I bought my Kindle Fire when it first came out. I still have it. It's still perfect.
I bought my wife a refurbished one not long ago, and it's well also.
I'd like to move into the larger, HD Fire, but I just can't say goodbye to this one.
I love it!
As long as it's not broken, why fix it?


----------



## SheilaJ (Apr 10, 2011)

Oh I know exactly what you mean Kahoolawe. I am having the same issue with buying the 8.9 HDX. I have the original fire and the fire HD 7 and both function well. But I *WANT* the 8.9 HDX but am having trouble justifying the purchase. It is sitting in my Amazon cart waiting for the final click.


----------



## SVD (Jan 15, 2013)

I still have my original Fire as well. Works great.


----------



## Betsy the Quilter (Oct 27, 2008)

A back up Kindle is a good thing....  

Betsy


----------



## kahoolawe (Mar 22, 2011)

I know, I could... but I'm still not ready to put my Fire down. It doesn't have any issues, yet... 
I've used it nightly, since it first came out.
Battery is still strong!!!


----------



## Bob327 (Nov 17, 2011)

I just posted in another thread that I to have an original Kindle fire.,..

BUT I also own an iPad4  

The reason for this my post is that I find myself using the Kindle fire the majority of the time ..  The larger iPad is just tooooo big to even use as a reader, and  it does not function all that better then the Kindle for short sessions using the the web...

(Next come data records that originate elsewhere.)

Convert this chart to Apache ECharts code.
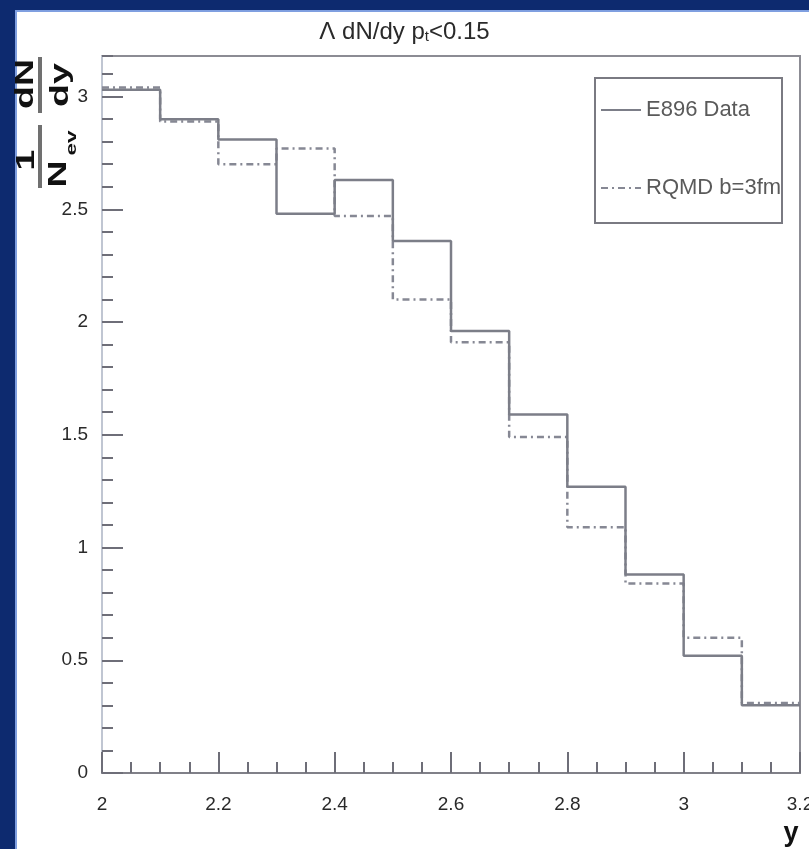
<!DOCTYPE html>
<html><head><meta charset="utf-8">
<script src="https://cdn.jsdelivr.net/npm/echarts@6/dist/echarts.min.js"></script>
<style>
html,body{margin:0;padding:0;width:809px;height:849px;overflow:hidden;background:#0d2a6f;}
#panel{position:absolute;left:15px;top:10px;width:794px;height:839px;background:#fff;border-left:2px solid #7f9fe0;border-top:2px solid #7f9fe0;box-sizing:border-box;}
#chart{position:absolute;left:0;top:0;width:809px;height:849px;}
</style></head><body>
<div id="panel"></div>
<div id="chart"></div>
<script>
// bin edges (y, rapidity)
const binEdges = [2.0, 2.1, 2.2, 2.3, 2.4, 2.5, 2.6, 2.7, 2.8, 2.9, 3.0, 3.1, 3.2];
// E896 data (solid)
const e896 = [3.03, 2.90, 2.81, 2.48, 2.63, 2.36, 1.96, 1.59, 1.27, 0.88, 0.52, 0.30];
// RQMD b=3fm (dash-dot)
const rqmd = [3.04, 2.89, 2.70, 2.77, 2.47, 2.10, 1.91, 1.49, 1.09, 0.84, 0.60, 0.31];
const xTickLabels = ['2', '2.2', '2.4', '2.6', '2.8', '3', '3.2'];
const yTickLabels = ['0', '0.5', '1', '1.5', '2', '2.5', '3'];
const seriesNames = ['E896 Data', 'RQMD b=3fm'];

function stepData(vals) {
  const d = vals.map((v, i) => [binEdges[i], v]);
  d.push([binEdges[vals.length], vals[vals.length - 1]]);
  return d;
}

const SANS = "'Liberation Sans',Arial,sans-serif";
const tickColor = '#6e6e78';

const chart = echarts.init(document.getElementById('chart'), null, {renderer: 'canvas'});

function tx(text, x, y, size, extra) {
  return Object.assign({
    type: 'text', x: x, y: y, scaleX: 1.5,
    style: {text: text, fontSize: size, fontWeight: 'bold', fontFamily: SANS, fill: '#111', align: 'center', verticalAlign: 'middle'}
  }, extra || {});
}

chart.setOption({
  backgroundColor: 'transparent',
  animation: false,
  title: {
    text: 'Λ dN/dy p{s|t}<0.15',
    left: 'center', top: 20, padding: 0,
    textStyle: {
      fontSize: 24, fontWeight: 'normal', fontFamily: SANS, color: '#2a2a2a', lineHeight: 24, verticalAlign: 'top',
      rich: {s: {fontSize: 15, lineHeight: 15, padding: [16, 0, 0, 0], verticalAlign: 'bottom', fontFamily: SANS, color: '#2a2a2a'}}
    }
  },
  legend: {
    left: 600, top: 99, orient: 'vertical', itemWidth: 40, itemHeight: 22, itemGap: 56, padding: 0,
    selectedMode: false, data: seriesNames,
    itemStyle: {opacity: 0},
    textStyle: {fontSize: 22, fontFamily: SANS, color: '#5a5a5a', lineHeight: 22}
  },
  grid: {left: 102, right: 9, top: 56, bottom: 76, show: true, borderColor: '#8c8c94', borderWidth: 2,
    backgroundColor: 'transparent', containLabel: false, outerBoundsMode: 'none'},
  xAxis: {
    type: 'value', min: 2, max: 3.2, interval: 0.2,
    axisLine: {show: true, lineStyle: {color: '#808088', width: 2}},
    axisTick: {show: true, inside: true, length: 21, lineStyle: {color: tickColor, width: 2}},
    minorTick: {show: true, splitNumber: 4, length: 11, lineStyle: {color: tickColor, width: 2}},
    splitLine: {show: false},
    axisLabel: {margin: 22, fontSize: 19, fontFamily: SANS, color: '#2a2a2a',
      formatter: v => xTickLabels[Math.round((v - 2) / 0.2)] || ''}
  },
  yAxis: [{
    type: 'value', min: 0, max: 3.18, interval: 0.5,
    axisLine: {show: true, lineStyle: {color: '#c0c6d2', width: 2}},
    axisTick: {show: true, inside: true, length: 21, lineStyle: {color: tickColor, width: 2}},
    splitLine: {show: false},
    axisLabel: {margin: 14, fontSize: 19, fontFamily: SANS, color: '#2a2a2a', showMaxLabel: false,
      formatter: v => { const i = Math.round(v / 0.5); return Math.abs(v - i * 0.5) < 1e-6 ? (yTickLabels[i] || '') : ''; }}
  }, {
    type: 'value', min: 0, max: 3.18, interval: 0.1, position: 'left',
    axisLine: {show: false},
    axisTick: {show: true, inside: true, length: 11, lineStyle: {color: tickColor, width: 2}},
    axisLabel: {show: false},
    splitLine: {show: false}
  }],
  series: [{
    type: 'line', name: seriesNames[0], data: stepData(e896), step: 'end', symbol: 'none',
    lineStyle: {color: '#7c7e88', width: 2.5}, itemStyle: {color: '#7c7e88'}, z: 3
  }, {
    type: 'line', name: seriesNames[1], data: stepData(rqmd), step: 'end', symbol: 'none',
    lineStyle: {color: '#868894', width: 2.5, type: [7, 4, 2, 4]}, itemStyle: {color: '#868894'}, z: 2
  }],
  graphic: [
    {type: 'rect', shape: {x: 595, y: 78, width: 187, height: 145}, style: {fill: 'none', stroke: '#7a7a82', lineWidth: 2}, z: 10},
    {type: 'text', x: 791, y: 834, style: {text: 'y', fontSize: 27, fontWeight: 'bold', fontFamily: SANS, fill: '#111', align: 'center', verticalAlign: 'middle'}, z: 10},
    {type: 'group', x: 40, y: 190, rotation: Math.PI / 2, z: 10, children: [
      tx('1', 30, -13, 25),
      {type: 'line', shape: {x1: 2, y1: 0, x2: 65, y2: 0}, style: {stroke: '#707070', lineWidth: 4}},
      tx('N', 16, 19, 25),
      tx('ev', 47, 32, 15),
      tx('dN', 106, -14, 25),
      {type: 'line', shape: {x1: 77, y1: 0, x2: 133, y2: 0}, style: {stroke: '#707070', lineWidth: 4}},
      tx('dy', 105, 21, 25)
    ]}
  ]
});
</script>
</body></html>
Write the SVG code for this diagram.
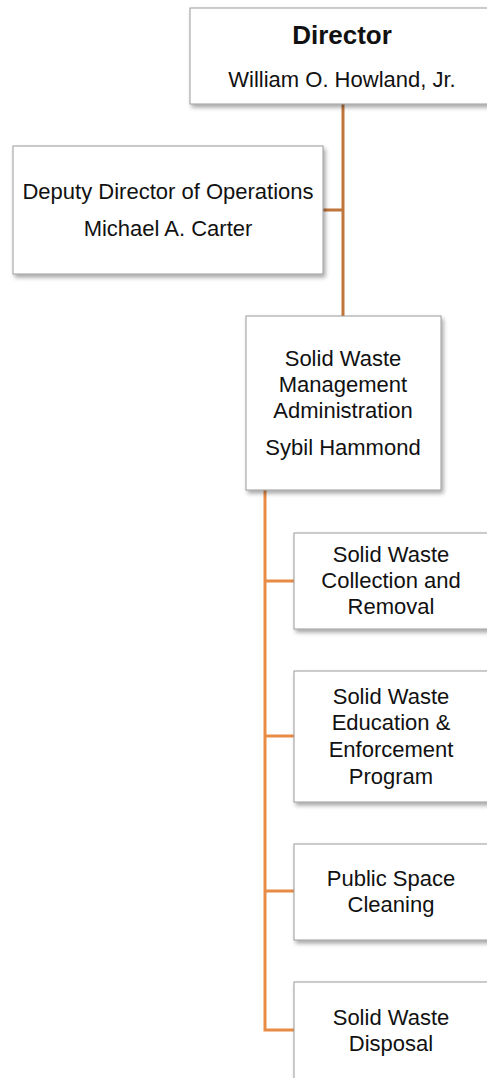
<svg xmlns="http://www.w3.org/2000/svg" width="487" height="1078" viewBox="0 0 487 1078">
<defs>
<filter id="sh" x="-10%" y="-10%" width="130%" height="130%">
<feDropShadow dx="2" dy="3" stdDeviation="2" flood-color="#000" flood-opacity="0.35"/>
</filter>
<style>
.box{fill:#fff;stroke:#9a9a9a;stroke-width:1;filter:url(#sh)}
text{font-family:"Liberation Sans",Arial,sans-serif;font-size:22px;fill:#111;text-anchor:middle}
.b{font-weight:bold;font-size:26px}
.c1{stroke:#c0753a;stroke-width:3;fill:none}
.c2{stroke:#e88b45;stroke-width:3;fill:none}
</style>
</defs>
<rect width="487" height="1078" fill="#fff"/>
<g id="connectors">
<path class="c1" d="M343 104V316M323 210H343"/>
<path class="c2" d="M265 490V1030H294M265 581H294M265 736H294M265 891H294"/>
</g>
<g id="director">
<rect class="box" x="190" y="8" width="310" height="96"/>
<text class="b" x="342" y="44">Director</text>
<text x="342" y="87">William O. Howland, Jr.</text>
</g>
<g id="deputy">
<rect class="box" x="13" y="146" width="310" height="128"/>
<text x="168" y="199">Deputy Director of Operations</text>
<text x="168" y="236">Michael A. Carter</text>
</g>
<g id="swma">
<rect class="box" x="246" y="316" width="195" height="174"/>
<text x="343" y="366">Solid Waste</text>
<text x="343" y="392">Management</text>
<text x="343" y="418">Administration</text>
<text x="343" y="455">Sybil Hammond</text>
</g>
<g id="collection">
<rect class="box" x="294" y="533" width="210" height="96"/>
<text x="391" y="562">Solid Waste</text>
<text x="391" y="588">Collection and</text>
<text x="391" y="614">Removal</text>
</g>
<g id="education">
<rect class="box" x="294" y="671" width="210" height="131"/>
<text x="391" y="704">Solid Waste</text>
<text x="391" y="730">Education &amp;</text>
<text x="391" y="757">Enforcement</text>
<text x="391" y="784">Program</text>
</g>
<g id="publicspace">
<rect class="box" x="294" y="844" width="210" height="96"/>
<text x="391" y="886">Public Space</text>
<text x="391" y="912">Cleaning</text>
</g>
<g id="disposal">
<rect class="box" x="294" y="982" width="210" height="110"/>
<text x="391" y="1025">Solid Waste</text>
<text x="391" y="1051">Disposal</text>
</g>
</svg>
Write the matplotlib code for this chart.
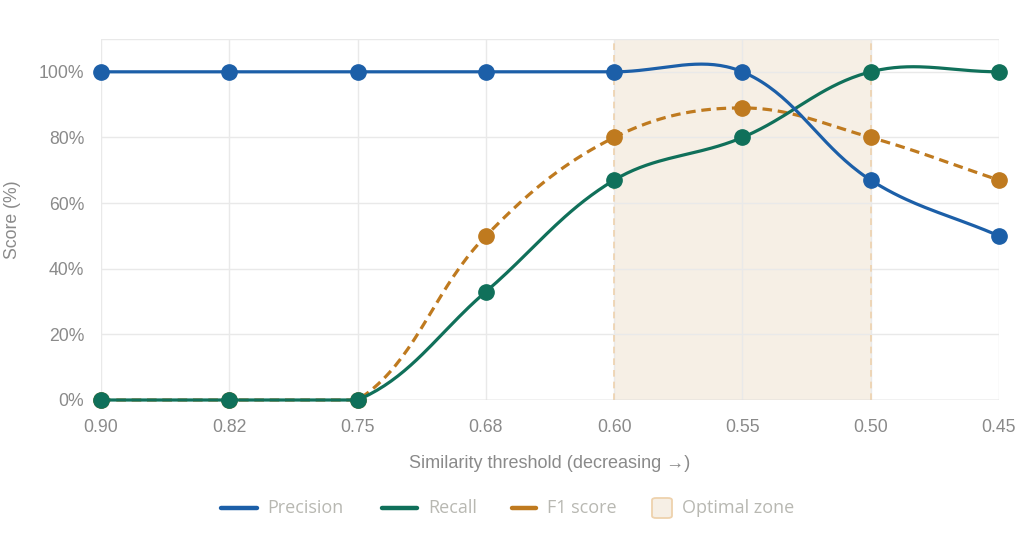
import numpy as np
import matplotlib
matplotlib.use("Agg")
import matplotlib.pyplot as plt
from matplotlib.lines import Line2D
from matplotlib.patches import FancyBboxPatch

thresholds = ["0.90", "0.82", "0.75", "0.68", "0.60", "0.55", "0.50", "0.45"]
precision = [100, 100, 100, 100, 100, 100, 67, 50]
recall = [0, 0, 0, 33, 67, 80, 100, 100]
f1 = [0, 0, 0, 50, 80, 89, 80, 67]
zone_start, zone_end = "0.60", "0.50"
legend_labels = ["Precision", "Recall", "F1 score", "Optimal zone"]

c_prec = "#1c5fa8"
c_rec = "#10705a"
c_f1 = "#bf7a1f"
c_zone = "#f6efe5"
c_zone_edge = "#eed2ad"
c_text = "#8a8a8a"
c_legend = "#b8b8b2"
c_grid = "#e9e9e9"

W, H = 1024, 544
plt.rcParams["font.family"] = ["Liberation Sans", "DejaVu Sans"]

fig = plt.figure(figsize=(W / 100, H / 100), dpi=100)
ax = fig.add_axes([101 / W, 1 - 400 / H, 898 / W, 361 / H])
x = np.arange(len(thresholds))
ax.set_xlim(0, len(thresholds) - 1)
ax.set_ylim(0, 110)


def spline(xs, ys, tension=0.37, n=40):
    # chart.js style bezier through the points, worked out in pixel space
    pts = ax.transData.transform(np.column_stack([xs, ys]))
    cps = []
    for i in range(len(pts)):
        prev = pts[i - 1] if i > 0 else pts[i]
        nxt = pts[i + 1] if i < len(pts) - 1 else pts[i]
        cur = pts[i]
        d01 = np.hypot(*(cur - prev))
        d12 = np.hypot(*(nxt - cur))
        tot = d01 + d12
        s01 = d01 / tot if tot else 0
        s12 = d12 / tot if tot else 0
        cps.append((cur - tension * s01 * (nxt - prev), cur + tension * s12 * (nxt - prev)))
    t = np.linspace(0, 1, n)[:, None]
    out = []
    for i in range(len(pts) - 1):
        p0, p1, p2, p3 = pts[i], cps[i][1], cps[i + 1][0], pts[i + 1]
        seg = (1 - t) ** 3 * p0 + 3 * (1 - t) ** 2 * t * p1 + 3 * (1 - t) * t ** 2 * p2 + t ** 3 * p3
        out.append(seg if i == 0 else seg[1:])
    data = ax.transData.inverted().transform(np.vstack(out))
    return data[:, 0], np.clip(data[:, 1], 0, 110)


zs, ze = thresholds.index(zone_start), thresholds.index(zone_end)
ax.axvspan(zs, ze, color=c_zone, zorder=0, lw=0)
for xv in (zs, ze):
    ax.axvline(xv, color=c_zone_edge, lw=1.2, ls=(0, (4, 3)), zorder=1)

series = [(f1, c_f1, (0, (3, 1.8)), 3), (recall, c_rec, "-", 5), (precision, c_prec, "-", 7)]
for ys, col, ls, z in series:
    sx, sy = spline(x, ys)
    ax.plot(sx, sy, color=col, lw=2.3, ls=ls, zorder=z, clip_on=False)
    ax.plot(x, ys, "o", color=col, ms=11, zorder=z + 1, clip_on=False)

ax.set_yticks(range(0, 101, 20))
ax.set_yticklabels([f"{v}%" for v in range(0, 101, 20)])
ax.set_yticks([110], minor=True)
ax.set_xticks(x)
ax.set_xticklabels(thresholds)
ax.grid(True, which="both", color=c_grid, lw=1)
ax.set_axisbelow(True)
for s in ax.spines.values():
    s.set_visible(False)
ax.axhline(0, color="#d0d0d0", lw=1, zorder=2)
ax.tick_params(axis="both", which="both", length=0, colors=c_text, labelsize=12.7)
ax.tick_params(axis="x", pad=14)
ax.tick_params(axis="y", pad=12)
ax.set_xlabel("Similarity threshold (decreasing →)", color=c_text, fontsize=13, labelpad=13)
ax.set_ylabel("Score (%)", color=c_text, fontsize=12.7, labelpad=13)

# legend drawn by hand at the bottom, in pixel positions
ly = 1 - 508 / H
legend_items = [
    ("line", c_prec, 221, 257, 267),
    ("line", c_rec, 382, 417, 428),
    ("line", c_f1, 512, 536, 547),
    ("box", None, 652, 672, 682),
]
for (kind, col, x0, x1, tx), label in zip(legend_items, legend_labels):
    if kind == "line":
        fig.add_artist(Line2D([x0 / W, x1 / W], [ly, ly], transform=fig.transFigure,
                              color=col, lw=3.2, solid_capstyle="round"))
    else:
        fig.add_artist(FancyBboxPatch((x0 / W, 1 - 518 / H), (x1 - x0) / W, 20 / H,
                                      boxstyle="round,pad=0,rounding_size=0.004",
                                      transform=fig.transFigure, facecolor=c_zone,
                                      edgecolor=c_zone_edge, lw=1.3))
    fig.text(tx / W, ly, label, color=c_legend, fontsize=13, va="center", ha="left",
             family=["Open Sans", "DejaVu Sans"])

fig.savefig("out.png", dpi=100)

NO WAY would I even think about buying another larger tablet... The mini iPad "may" have replaced my Kindle ...MAY HAVE 

Bob G


----------



## mellyf (Jan 24, 2010)

I'm a lurker but thought I would post here, because I had bought my husband the original Kindle Fire when it first came out.  When the HDX came out, I asked him if he wanted to upgrade, and he said no because it was still working great, etc.  I went ahead and bought him the HDX 8.9 anyway, and he LOVES it.  He keeps going on about how fantastic the picture is, etc.  So just some food for thought. ;-)


----------



## Annalog (Dec 28, 2008)

I have loved my Original Kindle Fire since my husband gave it to me January 30, 2012. For the last month it has not been charging reliably, apparently due to a broken connection between the micro USB port and the rest of the Fire. Other than the charging issue, the original Fire is working perfectly. However, since it will soon become impossible to charge the battery, I finally called Amazon Kindle Support and they offered me various upgrade options with a significant discount on return of my original Fire. I should receive a 7" Fire HD on Tuesday and will need to return my original Fire.


----------



## Pickett (Jan 6, 2011)

My original Fire is still going strong-good Wi-Fi reception, quick response, long lasting battery, good screen (okay, I haven't directly compared it to HD, but it looks good to me!).  I Love it: it rapidly became my device of first choice for reading.

The only problem is the limited storage-8GB just isn't enough. I can't keep much music, audible books, photos because they use up so much space.  So I wish I had more storage and am plotting my next purchase. 

I like the slimmer frame around the original, making it easy to hold by spanning my hand across the back; the newer ones look wider and I don't know I could do that.


----------